## WHAT IS NEEDED
Copy exactly the lines from the beginning of the data down to and including the line holding "(0,0) rectangle (602,642);", without any pictures.

## DATA SHOWN
▼▼▼
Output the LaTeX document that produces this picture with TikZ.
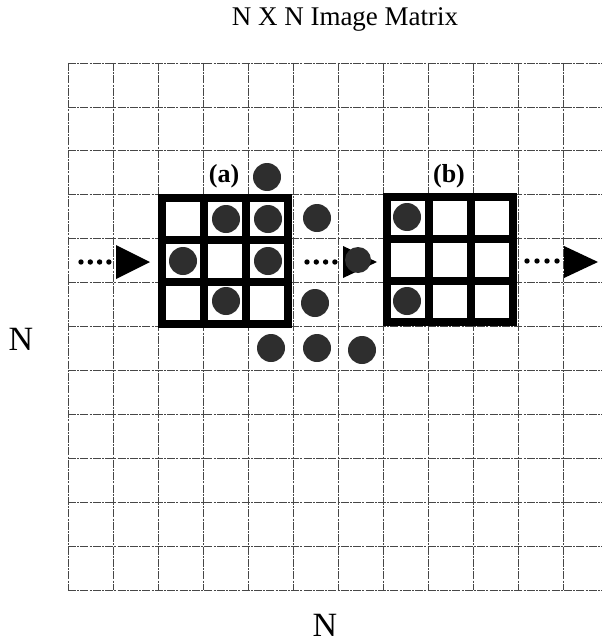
\documentclass[tikz,border=0pt]{standalone}
\usepackage{fontspec}
\setmainfont{Liberation Serif}
\begin{document}
\begin{tikzpicture}[x=1pt,y=-1pt,
  gridline/.style={black!72, line width=0.8pt, dash pattern=on 8pt off 1.2pt on 2pt off 1.2pt},
  frame/.style={black, line width=8pt, line join=miter},
  pixel/.style={fill=black!82, draw=none},
  head/.style={fill=black, draw=none},
  trail/.style={fill=black, draw=none},
  caption/.style={inner sep=0pt, anchor=base},
  tag/.style={inner sep=0pt, anchor=base, font=\fontsize{26}{30}\selectfont\bfseries}]
\useasboundingbox (0,0) rectangle (602,642);

% background N x N grid
\foreach \i in {0,...,11}
  \draw[gridline] ({68+45*\i},63) -- ({68+45*\i},590);
\foreach \j in {0,...,12}
  \draw[gridline] (68,{63+43.917*\j}) -- (602,{63+43.917*\j});

% window (a)
\fill[white] (162,198) rectangle (288,324);
\draw[frame] (162,198) rectangle (288,324);
\draw[frame] (204,198) -- (204,324) (246,198) -- (246,324)
             (162,240) -- (288,240) (162,282) -- (288,282);

% window (b)
\fill[white] (387,197) rectangle (513,322);
\draw[frame] (387,197) rectangle (513,322);
\draw[frame] (429,197) -- (429,322) (471,197) -- (471,322)
             (387,239) -- (513,239) (387,281) -- (513,281);

% object pixels
\foreach \p in {(267,177),(226,219),(268,219),(317,218),(183,261),(268,261),
                (226,301),(315,303),(271,348),(317,348),(362,350),
                (407,217),(407,301)}
  \fill[pixel] \p circle (14pt);

% scan direction arrows
\coordinate (inL) at (116,262);
\coordinate (inM) at (343,262);
\coordinate (inR) at (564,262);
\foreach \k in {0,...,3} {
  \fill[trail] ({81+9.3*\k},262) circle (2.7pt);
  \fill[trail] ({307+9.3*\k},262) circle (2.7pt);
  \fill[trail] ({527+10*\k},261) circle (2.7pt);
}
\fill[head] (inL) ++(0,-17) -- ++(34,17) -- ++(-34,17) -- cycle;
\fill[head] (inM) ++(0,-16) -- ++(34,16) -- ++(-34,16) -- cycle;
\fill[pixel] (358,260) circle (13pt);
\fill[head] (inR) ++(0,-16) -- ++(34,16) -- ++(-34,16) -- cycle;

% labels
\node[caption, font=\fontsize{27}{32}\selectfont] (title) at (345,26) {N X N Image Matrix};
\node[caption, font=\fontsize{34}{40}\selectfont] (rowsN) at (21,350) {N};
\node[caption, font=\fontsize{34}{40}\selectfont] (colsN) at (325,636) {N};
\node[tag] (tagA) at (224,182) {(a)};
\node[tag] (tagB) at (449,182) {(b)};
\end{tikzpicture}
\end{document}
▲▲▲
## CORRECT OUTPUT
Output the LaTeX document that produces this picture with TikZ.
\documentclass[tikz,border=0pt]{standalone}
\usepackage{fontspec}
\setmainfont{Liberation Serif}
\begin{document}
\begin{tikzpicture}[x=1pt,y=-1pt,
  gridline/.style={black!72, line width=0.8pt, dash pattern=on 8pt off 1.2pt on 2pt off 1.2pt},
  frame/.style={black, line width=8pt, line join=miter},
  pixel/.style={fill=black!82, draw=none},
  head/.style={fill=black, draw=none},
  trail/.style={fill=black, draw=none},
  caption/.style={inner sep=0pt, anchor=base},
  tag/.style={inner sep=0pt, anchor=base, font=\fontsize{26}{30}\selectfont\bfseries}]
\useasboundingbox (0,0) rectangle (602,642);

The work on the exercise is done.